YieldingWaitStrategy in the Disruptor: spin for 100 iterations, then yield. The spin covers the sub-microsecond case; the yield lets other threads run when there’s nothing to do.

This works well when:

• You have multiple Disruptor event processors on the same machine
• The processors’ loads are balanced (some busy, some idle at any given moment)
• You can tolerate occasional 10µs latency spikes

It works poorly when:

• Other processes on the same machine are competing for CPU
• The latency spikes from yield are unacceptable

Thread Affinity and Isolation

Busy-spinning’s value is maximised when combined with:

CPU affinity: pin the spinning thread to a specific core with taskset (Linux) or Thread Affinity library (Java). The thread is never migrated; the data it accesses is always warm in that core’s cache.

CPU isolation: remove the core from the OS scheduler with isolcpus=N in the kernel boot parameters. The OS scheduler will not run other processes on core N; only explicitly pinned threads run there.

# /etc/default/grub — add isolcpus to GRUB_CMDLINE_LINUX
GRUB_CMDLINE_LINUX="isolcpus=2,3,4,5"

# Verify (core 2-5 should have 0 scheduled processes)
$ cat /sys/devices/system/cpu/cpu2/topology/core_id

With isolated cores, a busy-spinning thread on core 2 will not be preempted by anything — no OS timer interrupt, no kernel thread, no other user process. The latency profile becomes extremely consistent.

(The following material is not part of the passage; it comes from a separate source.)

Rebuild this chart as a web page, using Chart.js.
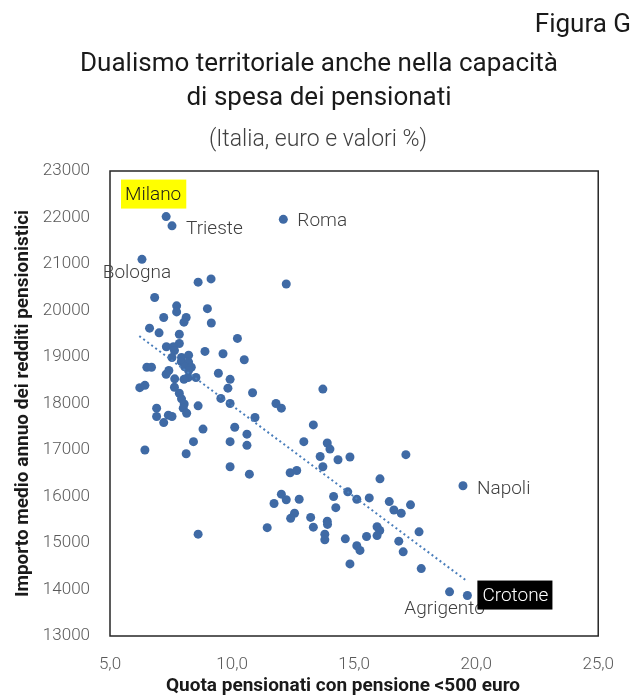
<!DOCTYPE html>
<html lang="it">
<head>
<meta charset="utf-8">
<title>Figura G</title>
<script src="https://cdn.jsdelivr.net/npm/chart.js@4.4.1/dist/chart.umd.min.js"></script>
<style>
  html, body { margin: 0; padding: 0; background: #fff; }
  #wrap { width: 633px; height: 695px; position: relative; }
</style>
</head>
<body>
<div id="wrap"><canvas id="chart"></canvas></div>
<script>
// ===== DATA =====
// quota pensionati con pensione <500 euro (%) / importo medio annuo (euro)
const quota = [
    8.61, 9.14, 6.83, 7.73, 7.73, 8.99, 7.20, 8.12, 8.03, 9.15,
    6.62, 7.01, 7.84, 7.84, 7.31, 7.60, 7.64, 8.89, 9.63, 10.22,
    10.50, 7.93, 8.22, 7.54, 7.92, 8.22, 6.51, 6.70, 7.41, 7.30,
    8.06, 8.33, 8.22, 8.20, 8.52, 8.03, 7.65, 9.44, 9.92, 9.83,
    10.84, 6.22, 6.43, 7.64, 7.84, 7.93, 9.54, 9.92, 11.80, 8.04,
    8.00, 8.61, 6.91, 6.91, 7.39, 7.54, 8.14, 7.20, 10.94, 8.81,
    10.11, 10.61, 8.42, 9.92, 10.61, 6.43, 8.12, 9.92, 10.71, 11.72,
    11.44, 8.61, 12.22, 13.72, 12.02, 13.33, 12.94, 13.90, 14.01, 13.61,
    14.34, 14.83, 17.12, 12.38, 12.65, 13.72, 16.06, 12.02, 12.22, 12.75,
    14.16, 14.74, 15.11, 15.62, 14.25, 16.44, 16.63, 16.93, 17.31, 12.56,
    12.40, 13.22, 13.33, 13.90, 13.91, 13.80, 13.80, 14.64, 15.51, 15.94,
    16.05, 15.94, 15.11, 15.24, 16.83, 17.01, 17.66, 14.83, 17.75
];
const importo = [
    20610, 20680, 20280, 20100, 19970, 20040, 19850, 19850, 19750, 19730,
    19620, 19520, 19490, 19290, 19220, 19220, 19140, 19120, 19070, 19400,
    18940, 18990, 19040, 18990, 18900, 18890, 18780, 18780, 18710, 18630,
    18790, 18780, 18710, 18560, 18560, 18520, 18530, 18650, 18520, 18330,
    18230, 18340, 18390, 18350, 18220, 18100, 18110, 18000, 18000, 17990,
    17900, 17950, 17900, 17720, 17750, 17720, 17790, 17590, 17700, 17450,
    17490, 17340, 17180, 17180, 17100, 17000, 16920, 16640, 16480, 15850,
    15330, 15190, 20570, 18310, 17900, 17540, 17180, 17150, 17020, 16860,
    16790, 16850, 16900, 16510, 16560, 16640, 16380, 16050, 15930, 15940,
    16000, 16100, 15940, 15970, 15760, 15890, 15710, 15640, 15820, 15640,
    15530, 15550, 15340, 15470, 15400, 15190, 15070, 15090, 15140, 15350,
    15270, 15160, 14940, 14840, 15040, 14810, 15240, 14550, 14450
];

const cityNames = ["Milano", "Trieste", "Bologna", "Roma", "Napoli", "Agrigento", "Crotone"];
const cityQuota = [7.30, 7.54, 6.31, 12.10, 19.46, 18.91, 19.64];
const cityImporto = [22020, 21820, 21100, 21960, 16230, 13950, 13870];

// linea di tendenza (estremi)
const trendQuota = [6.2, 19.65];
const trendImporto = [19450, 14170];

const xTicks = [5, 10, 15, 20, 25];
const yTicks = [13000, 14000, 15000, 16000, 17000, 18000, 19000, 20000, 21000, 22000, 23000];

// ===== STYLE =====
const DOT = "#3f6aa5";
const FONT = "Roboto, 'Liberation Sans', sans-serif";

const labelStyle = {
    Milano:    { dx: -13, dy: -22, align: "center", bg: "#ffff00", color: "#1a1a1a" },
    Trieste:   { dx: 14,  dy: 2,   align: "left",   color: "#404040" },
    Bologna:   { dx: -5,  dy: 13,  align: "center", color: "#404040" },
    Roma:      { dx: 14,  dy: 1,   align: "left",   color: "#404040" },
    Napoli:    { dx: 14,  dy: 2,   align: "left",   color: "#404040" },
    Agrigento: { dx: -5,  dy: 16,  align: "center", color: "#404040" },
    Crotone:   { dx: 15,  dy: 0,   align: "left",   bg: "#000000", color: "#ffffff" }
};

const points = quota.map((q, i) => ({ x: q, y: importo[i] }));
cityQuota.forEach((q, i) => points.push({ x: q, y: cityImporto[i] }));

const trend = trendQuota.map((q, i) => ({ x: q, y: trendImporto[i] }));

// ===== PLUGIN: titoli, cornice, etichette =====
const decorations = {
    id: "decorations",
    beforeDraw(chart) {
        const { ctx } = chart;
        ctx.save();
        ctx.fillStyle = "#fff";
        ctx.fillRect(0, 0, chart.width, chart.height);

        ctx.textBaseline = "middle";
        ctx.fillStyle = "#1a1a1a";
        ctx.font = "26px " + FONT;
        ctx.textAlign = "right";
        ctx.fillText("Figura G", 631, 25);

        ctx.textAlign = "center";
        ctx.fillText("Dualismo territoriale anche nella capacità", 319, 64);
        ctx.fillText("di spesa dei pensionati", 319, 98);

        ctx.fillStyle = "#404040";
        ctx.font = "300 23px " + FONT;
        ctx.fillText("(Italia, euro e valori %)", 318, 140);

        // titolo asse x
        ctx.fillStyle = "#1a1a1a";
        ctx.font = "bold 19px " + FONT;
        ctx.fillText("Quota pensionati con pensione <500 euro", 343, 686);
        ctx.restore();
    },
    afterDatasetsDraw(chart) {
        const { ctx, chartArea, scales: { x, y } } = chart;
        ctx.save();

        ctx.strokeStyle = "#262626";
        ctx.lineWidth = 1.5;
        ctx.strokeRect(chartArea.left, chartArea.top, chartArea.right - chartArea.left, chartArea.bottom - chartArea.top);

        ctx.font = "300 19px " + FONT;
        ctx.textBaseline = "middle";

        cityNames.forEach((name, i) => {
            const st = labelStyle[name];
            const px = x.getPixelForValue(cityQuota[i]) + st.dx;
            const py = y.getPixelForValue(cityImporto[i]) + st.dy;
            const w = ctx.measureText(name).width;

            if (st.bg) {
                const left = st.align === "center" ? px - w / 2 - 4 : px - 5;
                ctx.fillStyle = st.bg;
                ctx.fillRect(left, py - 15, w + 9, 29);
            }

            ctx.textAlign = st.align;
            ctx.fillStyle = st.color;
            ctx.fillText(name, px, py + 1);
        });

        ctx.restore();
    }
};

// ===== CHART =====
new Chart(document.getElementById("chart"), {
    type: "scatter",
    data: {
        datasets: [
            {
                type: "line",
                label: "Tendenza",
                data: trend,
                borderColor: "#4a7ebb",
                borderWidth: 2,
                borderDash: [2, 3],
                pointRadius: 0,
                fill: false,
                order: 0
            },
            {
                label: "Province",
                data: points,
                backgroundColor: DOT,
                borderWidth: 0,
                pointRadius: 4.5,
                pointHoverRadius: 4.5,
                order: 1
            }
        ]
    },
    options: {
        responsive: true,
        maintainAspectRatio: false,
        animation: false,
        events: [],
        layout: {
            padding: { top: 171, right: 30, bottom: 0, left: 0 }
        },
        plugins: {
            legend: { display: false },
            tooltip: { enabled: false }
        },
        scales: {
            x: {
                type: "linear",
                min: xTicks[0],
                max: xTicks[xTicks.length - 1],
                afterBuildTicks: (scale) => { scale.ticks = xTicks.map(v => ({ value: v })); },
                afterFit: (scale) => { scale.height = 59; },
                grid: { display: false, drawTicks: false, tickLength: 0 },
                border: { display: false },
                ticks: {
                    padding: 19,
                    color: "#595959",
                    font: { family: FONT, size: 17, weight: "300" },
                    callback: (v) => Number(v).toFixed(1).replace(".", ",")
                }
            },
            y: {
                type: "linear",
                min: yTicks[0],
                max: yTicks[yTicks.length - 1],
                afterBuildTicks: (scale) => { scale.ticks = yTicks.map(v => ({ value: v })); },
                afterFit: (scale) => { scale.width = 110; },
                grid: { display: false, drawTicks: false, tickLength: 0 },
                border: { display: false },
                ticks: {
                    padding: 20,
                    color: "#595959",
                    font: { family: FONT, size: 17, weight: "300" },
                    callback: (v) => String(v)
                },
                title: {
                    display: true,
                    text: "Importo medio annuo dei redditi pensionistici",
                    color: "#1a1a1a",
                    font: { family: FONT, size: 19, weight: "bold", lineHeight: 1 },
                    padding: { top: 14, bottom: 0 }
                }
            }
        }
    },
    plugins: [decorations]
});
</script>
</body>
</html>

We measured the effect: with no isolation, our aggregator thread’s p999 latency was 420µs. With CPU isolation and affinity on the same hardware with the same code, it dropped to 78µs. The difference was entirely OS scheduler interference.

When to Block, When to Spin

A decision guide:

Latency target < 100µs?
  Yes → busy spin + CPU affinity
  No  → blocking or yielding

Spare CPU cores available for dedicated threads?
  Yes → busy spin is viable
  No  → blocking (can't afford to waste cores)

Predictable latency more important than average latency?
  Yes → busy spin (eliminates scheduler jitter)
  No  → blocking or yielding (better average, worse tail)

Is this a short-lived wait (event expected in < 1µs)?
  Yes → spin (context switch would cost more than the wait)
  No  → depends on target latency

For our feed handler and aggregator threads: busy-spin on isolated cores. For client distribution threads: yielding strategy (there were too many to isolate individually, and distribution latency tolerance was higher). For operations and monitoring threads: blocking (they were never on the critical path).

The mix is intentional. Not every thread in the system needs the same latency properties. Identifying which threads are on the critical path and applying the right wait strategy per thread is better than applying the lowest-latency strategy uniformly and wasting hardware resources.